Sous couvert du programme PRISM, l'Agence nationale de sécurité (NSA) a en effet récupéré les listes d'appels téléphoniques de millions d'Américains et a surveillé les activités sur internet de nombreux étrangers.

«Nous savions que nous travaillions sur un sujet d'actualité», déclare à l'AFP le développeur du jeu, le Canadien Dominic Guay, tout en se remémorant son arrivée à l'hôtel quelques jours avant l'ouverture de l'E3.

«J'ai mis CNN et la première phrase que j'ai entendue était "violation de la vie privée". J'ai changé de chaîne, et sur Fox ils parlaient de "surveillance". J'ai dit à notre directeur créatif: "Ce sont nos mots-clés"», dit-il.

Ubisoft, le groupe français derrière les titres à succès Assassin's Creed et Prince of Persia, avait présenté une première version de Watch Dogs en 2012, avant de la peaufiner pour son lancement à l'E3 en début de semaine.

Situé à Chicago, le jeu suit Aiden Pearce, qui utilise son téléphone portable pour entrer dans le système opérationnel de la ville, qui contrôle l'électricité, les comptes bancaires ou les réseaux de télécommunications.

M. Guay affirme que la technologie permet désormais de concevoir un monde assez proche de celui décrit par George Orwell dans son livre d'anticipation 1984, où Big Brother surveille et contrôle tout.

«Heureusement, la plupart d'entre nous vivent dans des démocraties qui n'ont pas choisi cette voie. Mais c'est effrayant de penser qu'un gouvernement aussi brutal et néfaste que celui décrit dans 1984 dispose théoriquement des armes pour reproduire ce système», dit-il.

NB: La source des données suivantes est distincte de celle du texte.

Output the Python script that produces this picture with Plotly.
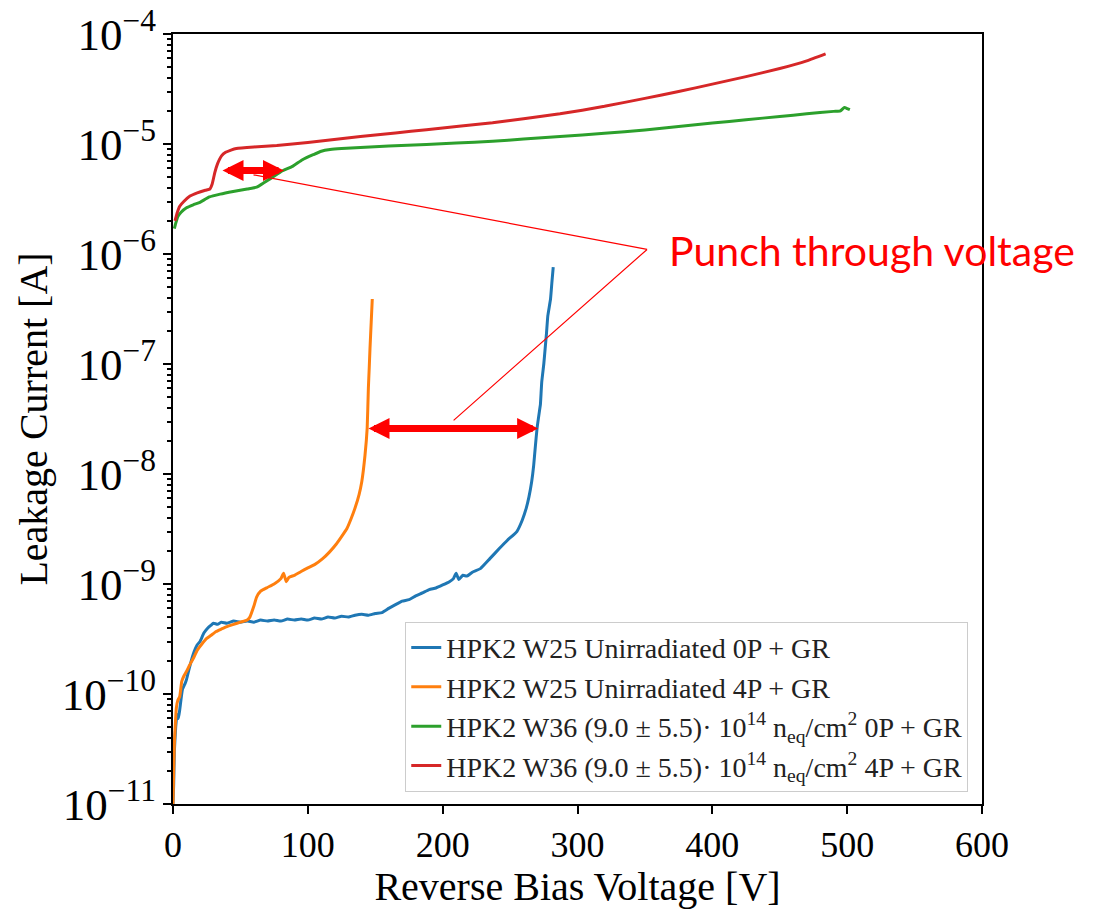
import plotly.graph_objects as go
import math

# ---------------- data ----------------
v_w25_0p = [0, 0.5, 1, 2, 3, 4, 5, 7, 9, 10, 12, 15, 18, 20, 23, 26, 28, 30, 33, 36, 40, 45, 50, 55, 60, 65, 70,
            75, 80, 85, 90, 95, 100, 105, 110, 115, 120, 125, 130, 135, 140, 145, 150, 155, 160, 165,
            170, 175, 180, 185, 190, 195, 200, 205, 208, 210, 212, 215, 218, 222, 228, 235, 242, 248,
            255, 259, 262, 264, 266, 267.5, 268.6, 270, 272, 272.5, 273.5, 275, 276, 277, 278, 280, 281, 282]
i_w25_0p = [1e-11, 1.5e-11, 3e-11, 5e-11, 6.5e-11, 6e-11, 7.2e-11, 1.1e-10, 1.25e-10, 1.35e-10, 1.7e-10, 2.3e-10,
            2.8e-10, 3.0e-10, 3.6e-10, 4.0e-10, 4.2e-10, 4.4e-10, 4.3e-10, 4.5e-10, 4.4e-10, 4.6e-10, 4.5e-10,
            4.6e-10, 4.5e-10, 4.7e-10, 4.6e-10, 4.7e-10, 4.6e-10, 4.8e-10, 4.7e-10, 4.8e-10, 4.7e-10, 4.9e-10,
            4.8e-10, 5.0e-10, 4.9e-10, 5.1e-10, 5.0e-10, 5.2e-10, 5.3e-10, 5.2e-10, 5.4e-10, 5.5e-10, 6.0e-10,
            6.5e-10, 7.0e-10, 7.2e-10, 7.8e-10, 8.3e-10, 8.9e-10, 9.2e-10, 9.8e-10, 1.05e-9, 1.12e-9, 1.25e-9,
            1.1e-9, 1.2e-9, 1.18e-9, 1.28e-9, 1.38e-9, 1.7e-9, 2.1e-9, 2.5e-9, 3.0e-9, 3.8e-9, 4.9e-9, 6.2e-9,
            8.5e-9, 1.2e-8, 1.7e-8, 2.6e-8, 3.9e-8, 4.3e-8, 6.9e-8, 1.0e-7, 1.38e-7, 1.9e-7, 2.75e-7, 3.9e-7,
            5.5e-7, 7.6e-7]

v_w25_4p = [0, 0.5, 1, 1.5, 2.5, 3.5, 5, 6.5, 8, 10, 12, 15, 18, 21, 25, 28, 32, 36, 40, 45, 50, 55, 57, 60, 62,
            65, 70, 75, 80, 82, 84, 86, 90, 95, 100, 105, 111, 116, 121, 125, 129, 132, 135, 138, 140, 142.4,
            144, 144.9, 145.5, 146.1, 147, 147.8]
i_w25_4p = [1e-11, 2e-11, 3.5e-11, 4.7e-11, 7.5e-11, 8.7e-11, 9.5e-11, 1.3e-10, 1.45e-10, 1.6e-10, 1.8e-10,
            2.1e-10, 2.5e-10, 2.8e-10, 3.2e-10, 3.4e-10, 3.7e-10, 3.9e-10, 4.1e-10, 4.3e-10, 4.5e-10, 4.7e-10,
            5.0e-10, 6.3e-10, 7.6e-10, 8.6e-10, 9.3e-10, 1.0e-9, 1.12e-9, 1.25e-9, 1.05e-9, 1.15e-9, 1.2e-9,
            1.3e-9, 1.4e-9, 1.5e-9, 1.7e-9, 1.95e-9, 2.3e-9, 2.7e-9, 3.2e-9, 3.9e-9, 4.9e-9, 6.5e-9, 8.5e-9,
            1.48e-8, 2.6e-8, 6.0e-8, 9.0e-8, 1.38e-7, 2.4e-7, 3.9e-7]

v_w36_0p = [1, 2, 3.7, 6, 10, 15, 20, 27, 35, 44.6, 55, 62, 68, 74, 80, 89, 96, 104, 110, 116.5, 125, 139, 160,
            188, 210, 237, 260, 287, 320, 350, 375, 400, 425, 450, 470, 490, 495, 498, 500, 502]
i_w36_0p = [1.7e-6, 1.9e-6, 2.2e-6, 2.4e-6, 2.63e-6, 2.8e-6, 2.95e-6, 3.3e-6, 3.5e-6, 3.7e-6, 3.9e-6, 4.05e-6,
            4.5e-6, 5.0e-6, 5.6e-6, 6.3e-6, 7.2e-6, 8.0e-6, 8.6e-6, 8.9e-6, 9.1e-6, 9.3e-6, 9.6e-6, 9.9e-6,
            1.02e-5, 1.06e-5, 1.11e-5, 1.17e-5, 1.25e-5, 1.34e-5, 1.44e-5, 1.55e-5, 1.66e-5, 1.78e-5, 1.88e-5,
            1.98e-5, 2.0e-5, 2.15e-5, 2.1e-5, 2.05e-5]

v_w36_4p = [1.5, 3, 5, 8, 12.6, 18, 24, 27.4, 29, 31, 33, 36, 39, 43, 47, 60, 77, 100, 139, 165, 188, 212, 237,
            260, 287, 320, 350, 375, 400, 425, 450, 470, 484]
i_w36_4p = [2.0e-6, 2.35e-6, 2.72e-6, 3.0e-6, 3.36e-6, 3.6e-6, 3.8e-6, 3.9e-6, 4.3e-6, 5.5e-6, 6.6e-6, 7.8e-6,
            8.4e-6, 8.8e-6, 9.1e-6, 9.4e-6, 9.7e-6, 1.03e-5, 1.17e-5, 1.26e-5, 1.35e-5, 1.45e-5, 1.56e-5,
            1.7e-5, 1.88e-5, 2.2e-5, 2.6e-5, 3.0e-5, 3.5e-5, 4.1e-5, 4.85e-5, 5.7e-5, 6.6e-5]

series_names = [
    "HPK2 W25 Unirradiated 0P + GR",
    "HPK2 W25 Unirradiated 4P + GR",
    "HPK2 W36 (9.0 ± 5.5)· 10<sup>14</sup> n<sub>eq</sub>/cm<sup>2</sup> 0P + GR",
    "HPK2 W36 (9.0 ± 5.5)· 10<sup>14</sup> n<sub>eq</sub>/cm<sup>2</sup> 4P + GR",
]
series_colors = ["#1f77b4", "#ff7f0e", "#2ca02c", "#d62728"]

x_ticks = [0, 100, 200, 300, 400, 500, 600]
y_log_range = [-11, -4]   # decades shown, labelled 10^-11 ... 10^-4
y_minor_vals = [k * 10.0 ** e for e in range(y_log_range[0], y_log_range[1]) for k in range(2, 10)]

# punch-through arrows (voltage span, current level)
pt_irr = (35.6, 82.3, 5.74e-6)
pt_unirr = (143.9, 270.8, 2.59e-8)
label_pos = (351.6, 1.10e-6)       # vertex of the leader lines
label_text_pos = (366.5, 1.08e-6)  # text anchor
leader_targets = [(58.6, 5.28e-6), (207.0, 2.99e-8)]

# ---------------- figure ----------------
serif = "Liberation Serif"
fig = go.Figure()
for v, i, name, col in zip([v_w25_0p, v_w25_4p, v_w36_0p, v_w36_4p],
                           [i_w25_0p, i_w25_4p, i_w36_0p, i_w36_4p],
                           series_names, series_colors):
    fig.add_trace(go.Scatter(x=v, y=i, mode="lines", name=name,
                             line=dict(color=col, width=3, shape="spline", smoothing=0.4)))

# invisible copy of one series that carries the overlay axis used for the minor ticks
fig.add_trace(go.Scatter(x=v_w36_0p, y=i_w36_0p, yaxis="y2", mode="lines", showlegend=False,
                         hoverinfo="skip", line=dict(width=0, color="rgba(0,0,0,0)")))

for x0, x1, yv in [pt_irr, pt_unirr]:
    fig.add_annotation(x=x1, y=math.log10(yv), ax=x0, ay=math.log10(yv),
                       xref="x", yref="y", axref="x", ayref="y", text="",
                       showarrow=True, arrowside="end+start", arrowhead=2, startarrowhead=2,
                       arrowwidth=7, arrowsize=0.6, startarrowsize=0.6,
                       arrowcolor="#ff0000", standoff=0, startstandoff=0)

for tx, ty in leader_targets:
    fig.add_annotation(x=label_pos[0], y=math.log10(label_pos[1]), ax=tx, ay=math.log10(ty),
                       xref="x", yref="y", axref="x", ayref="y", text="",
                       showarrow=True, arrowhead=0, arrowwidth=1.2, arrowcolor="#ff0000",
                       standoff=0, startstandoff=0)

fig.add_annotation(x=label_text_pos[0], y=math.log10(label_text_pos[1]), xref="x", yref="y",
                   text="Punch through voltage", showarrow=False, xanchor="left", yanchor="middle",
                   font=dict(family="Lato", size=41, color="#ff0000"))

axis_common = dict(showline=True, linecolor="black", linewidth=1.8, mirror=True,
                   showgrid=False, zeroline=False, ticks="outside", ticklen=8, tickwidth=2,
                   tickcolor="black", tickfont=dict(family=serif, size=36, color="black"))

fig.update_xaxes(range=[0, 600], tickvals=x_ticks, automargin="bottom",
                 title=dict(text="Reverse Bias Voltage [V]", font=dict(family=serif, size=40, color="black"),
                            standoff=4),
                 **axis_common)
fig.update_yaxes(type="log", range=y_log_range, tickmode="linear", tick0=0, dtick=1,
                 exponentformat="power", showexponent="all", automargin="left",
                 title=dict(text="Leakage Current [A]", font=dict(family=serif, size=40, color="black"),
                            standoff=2),
                 **axis_common)

fig.update_layout(
    width=1117, height=909,
    margin=dict(l=173, r=135, t=34, b=102),
    paper_bgcolor="white", plot_bgcolor="white",
    showlegend=True,
    yaxis2=dict(type="log", range=y_log_range, overlaying="y", side="left", anchor="x",
                tickmode="array", tickvals=y_minor_vals, ticks="outside", ticklen=5, tickwidth=1.8,
                tickcolor="black", showticklabels=False, showline=False, showgrid=False,
                zeroline=False, automargin=False),
    legend=dict(x=0.983, y=0.016, xanchor="right", yanchor="bottom",
                bgcolor="rgba(255,255,255,0.85)", bordercolor="#cccccc", borderwidth=1,
                font=dict(family=serif, size=28, color="#222222")),
)

fig.write_html("out.html")
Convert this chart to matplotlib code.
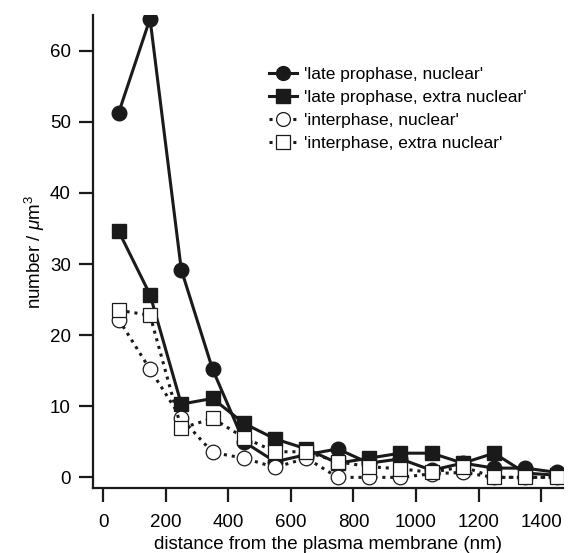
import numpy as np
import matplotlib.pyplot as plt

plt.rcParams['font.family'] = ['Liberation Sans', 'DejaVu Sans']
plt.rcParams['mathtext.fontset'] = 'custom'
plt.rcParams['mathtext.rm'] = 'Liberation Sans'
plt.rcParams['mathtext.it'] = 'Liberation Sans:italic'

# distance bins (nm)
distance = [50, 150, 250, 350, 450, 550, 650, 750, 850, 950, 1050, 1150, 1250, 1350, 1450]

# number / um^3
late_nuclear = [51.3, 64.5, 29.2, 15.2, 5.0, 2.2, 3.2, 4.0, 2.0, 2.6, 1.0, 2.0, 1.3, 1.3, 0.7]
late_extra = [34.6, 25.7, 10.3, 11.1, 7.6, 5.4, 4.0, 2.0, 2.7, 3.4, 3.4, 2.0, 3.4, 0.6, 0.3]
inter_nuclear = [22.2, 15.2, 8.3, 3.5, 2.7, 1.4, 2.7, 0.0, 0.0, 0.0, 0.5, 0.7, 0.0, 0.0, 0.0]
inter_extra = [23.5, 22.8, 6.9, 8.3, 5.6, 3.6, 3.6, 2.2, 1.5, 1.2, 0.7, 1.5, 0.0, 0.0, 0.0]

labels = ["'late prophase, nuclear'", "'late prophase, extra nuclear'",
          "'interphase, nuclear'", "'interphase, extra nuclear'"]

fig = plt.figure(figsize=(5.71, 5.53), dpi=100)
ax = fig.add_axes([0.163, 0.1175, 0.823, 0.855])

ms = 10.5
k = '#1a1a1a'
ax.plot(distance, late_nuclear, '-o', color=k, lw=2.2, ms=ms, mfc=k, mec=k, label=labels[0])
ax.plot(distance, late_extra, '-s', color=k, lw=2.2, ms=ms, mfc=k, mec=k, label=labels[1])
ax.plot(distance, inter_nuclear, 'o', ls=(0, (1, 1.6)), color=k, lw=2.2, ms=ms, mfc='white', mec=k, mew=0.9, label=labels[2])
ax.plot(distance, inter_extra, 's', ls=(0, (1, 1.6)), color=k, lw=2.2, ms=ms, mfc='white', mec=k, mew=0.9, label=labels[3])

ax.set_xlim(-32, 1470)
ax.set_ylim(-1.5, 65)
ax.set_xticks(np.arange(0, 1401, 200))
ax.set_yticks(np.arange(0, 61, 10))

for s in ['top', 'right']:
    ax.spines[s].set_visible(False)
for s in ['left', 'bottom']:
    ax.spines[s].set_linewidth(1.6)
    ax.spines[s].set_color(k)
ax.tick_params(direction='out', length=10, width=1.6, color=k, labelsize=13.5)
ax.tick_params(axis='x', pad=9)
ax.tick_params(axis='y', pad=6)

ax.set_xlabel('distance from the plasma membrane (nm)', fontsize=13.5, labelpad=3)
ax.set_ylabel(r'number / $\mathit{\mu}$m$^3$', fontsize=13.5, labelpad=2)

leg = ax.legend(loc='upper left', bbox_to_anchor=(0.36, 0.905), frameon=False,
                fontsize=12.5, handlelength=1.6, handletextpad=0.4, labelspacing=0.45,
                markerscale=0.95, borderaxespad=0)

fig.savefig('out.png', dpi=100)
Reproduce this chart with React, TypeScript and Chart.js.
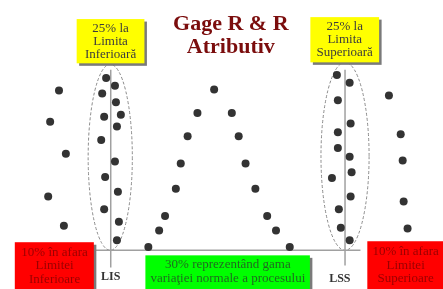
import React, { useEffect, useRef } from "react";
import { Chart, registerables } from "chart.js";

Chart.register(...registerables);

// Dot positions (x across, y down from top)
const lowOutX = [56, 47, 63, 45, 61];
const lowOutY = [89, 121, 154, 198, 228];
const lisX = [104, 113, 100, 114, 119, 102, 115, 99, 113, 103, 116, 102, 117, 115];
const lisY = [76, 84, 92, 101, 114, 116, 126, 140, 162, 178, 193, 211, 224, 243];
const normalX = [214, 197, 232, 187, 239, 180, 246, 175, 256, 164, 268, 158, 277, 147, 291];
const normalY = [88, 112, 112, 136, 136, 164, 164, 190, 190, 218, 218, 233, 233, 250, 250];
const lssX = [339, 352, 340, 353, 340, 340, 352, 354, 334, 353, 341, 343, 352];
const lssY = [73, 81, 99, 123, 132, 148, 157, 173, 179, 198, 211, 230, 243];
const highOutX = [392, 404, 406, 407, 411];
const highOutY = [94, 134, 161, 203, 231];

const LIS = 108.7;
const LSS = 347.3;
const BASE = 253.3;

const titleLines = ["Gage R & R", "Atributiv"];
const lisBoxLines = ["25% la", "Limita", "Inferioară"];
const lssBoxLines = ["25% la", "Limita", "Superioară"];
const lowOutLines = ["10% în afara", "Limitei", "Inferioare"];
const highOutLines = ["10% în afara", "Limitei", "Superioare"];
const normalLines = ["30% reprezentând gama", "variaţiei normale a procesului"];

const zip = (xs: number[], ys: number[]) => xs.map((x, i) => ({ x, y: ys[i] }));

const overlay = {
  id: "overlay",
  beforeDatasetsDraw(chart: any) {
    const { ctx, scales } = chart;
    const X = (v: number) => scales.x.getPixelForValue(v);
    const Y = (v: number) => scales.y.getPixelForValue(v);
    ctx.save();
    // ellipses
    ctx.setLineDash([3, 2]);
    ctx.strokeStyle = "#8a8a8a";
    ctx.lineWidth = 1;
    const ells = [
      { cx: LIS - 0.5, x0: 85.5, x1: 130.5, y0: 62, y1: BASE },
      { cx: LSS, x0: 323, x1: 372, y0: 60, y1: BASE },
    ];
    for (const e of ells) {
      const cx = X(e.cx);
      const rx = (X(e.x1) - X(e.x0)) / 2;
      const cy = (Y(e.y0) + Y(e.y1)) / 2;
      const ry = Math.abs(Y(e.y1) - Y(e.y0)) / 2;
      ctx.beginPath();
      ctx.ellipse(cx, cy, rx, ry, 0, 0, Math.PI * 2);
      ctx.stroke();
    }
    ctx.setLineDash([]);
    // lines
    ctx.strokeStyle = "#a0a0a0";
    ctx.lineWidth = 1.5;
    ctx.beginPath();
    ctx.moveTo(X(93), Y(BASE));
    ctx.lineTo(X(363), Y(BASE));
    ctx.moveTo(X(LIS), Y(67.5));
    ctx.lineTo(X(LIS), Y(271));
    ctx.moveTo(X(LSS), Y(67.5));
    ctx.lineTo(X(LSS), Y(269));
    ctx.stroke();
    ctx.restore();
  },
  afterDatasetsDraw(chart: any) {
    const { ctx, scales } = chart;
    const X = (v: number) => scales.x.getPixelForValue(v);
    const Y = (v: number) => scales.y.getPixelForValue(v);
    ctx.save();
    const box = (x0: number, y0: number, x1: number, y1: number, fill: string) => {
      ctx.fillStyle = "#7a7a7a";
      ctx.fillRect(X(x0) + 2.5, Y(y0) + 2.5, X(x1) - X(x0), Y(y1) - Y(y0));
      ctx.fillStyle = fill;
      ctx.fillRect(X(x0), Y(y0), X(x1) - X(x0), Y(y1) - Y(y0));
    };
    box(74, 15.5, 143, 61, "#ffff00");
    box(312, 13.5, 382, 60, "#ffff00");
    box(11, 245, 91.5, 300, "#ff0000");
    box(370, 244, 452, 300, "#ff0000");
    box(144, 258.5, 311.5, 300, "#00ff00");

    const text = (lines: string[], cx: number, base0: number, step: number, font: string, color: string) => {
      ctx.font = font;
      ctx.fillStyle = color;
      ctx.textAlign = "center";
      ctx.textBaseline = "alphabetic";
      lines.forEach((l, i) => ctx.fillText(l, X(cx), Y(base0 + i * step)));
    };
    const serif = "'Liberation Serif', 'Times New Roman', serif";
    text(titleLines, 231, 27, 23.3, `bold 22px ${serif}`, "#7b0d0d");
    text(lisBoxLines, 108.5, 28.5, 13.3, `13px ${serif}`, "#3c3c3c");
    text(lssBoxLines, 347, 26.5, 13.3, `13px ${serif}`, "#3c3c3c");
    text(lowOutLines, 51.5, 259, 13.8, `13px ${serif}`, "#9a0000");
    text(highOutLines, 409, 258.5, 13.8, `13px ${serif}`, "#9a0000");
    text(normalLines, 228, 271.5, 14, `13px ${serif}`, "#1f6b1f");
    text(["LIS"], LIS, 284, 0, `bold 12px ${serif}`, "#333333");
    text(["LSS"], 342, 286, 0, `bold 12px ${serif}`, "#333333");
    ctx.restore();
  },
};

export default function App() {
  const ref = useRef<HTMLCanvasElement>(null);
  useEffect(() => {
    if (!ref.current) return;
    const ds = (data: { x: number; y: number }[]) => ({
      data,
      pointRadius: 4,
      pointHoverRadius: 4,
      pointBackgroundColor: "#333333",
      pointBorderWidth: 0,
      showLine: false,
      clip: false as any,
    });
    const chart = new Chart(ref.current, {
      type: "scatter",
      data: {
        datasets: [
          ds(zip(lowOutX, lowOutY)),
          ds(zip(lisX, lisY)),
          ds(zip(normalX, normalY)),
          ds(zip(lssX, lssY)),
          ds(zip(highOutX, highOutY)),
        ],
      },
      options: {
        animation: false,
        responsive: false,
        devicePixelRatio: 1,
        layout: { padding: 0 },
        plugins: { legend: { display: false }, tooltip: { enabled: false } },
        scales: {
          x: { type: "linear", min: 0, max: 443, display: false },
          y: { type: "linear", min: 0, max: 289, reverse: true, display: false },
        },
      },
      plugins: [overlay],
    });
    return () => chart.destroy();
  }, []);
  return (
    <div style={{ position: "absolute", left: 0, top: 0, width: 443, height: 289, background: "#fff" }}>
      <canvas ref={ref} width={443} height={289} />
    </div>
  );
}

Dans Watch Dogs, le héros est d'abord motivé par l'esprit de revanche, mais à mesure qu'il découvre davantage de faces cachées de la ville, en piratant ses habitants et ses systèmes informatiques, il devient un «vigile», selon M. Guay.

«La plupart des piratages que nous montrons dans le jeu sont basés sur des choses qui sont vraiment arrivées. Nous les avons juste mises dans les mains d'un seul homme», déclare-t-il.

Et d'ajouter: «De fait, cela se passe au moment même où je vous parle. Cela rend la ville plus efficace, n'est-ce pas? Mais cela crée aussi des faiblesses que nous montrons dans notre jeu».

«Nous n'essayons pas de faire la morale», dit-il. «Mais nous espérons que les joueurs, quand ils auront fini de jouer, commenceront à en parler, et qu'ils pourront se forger une opinion à ce sujet».

Watch Dogs sera commercialisé en novembre, et sera disponible sur les consoles de dernière génération Playstation 4 et Xbox One.

Jack Tretton, patron de Sony Computer Entertainment of America, estime pour sa part que le jeu «est un reflet du divertissement grand public et qu'il est culturellement pertinent».

«Je pense que ce jeu est basé sur ce que les gens voient autour d'eux et dans la culture moderne», déclare-t-il à l'AFP.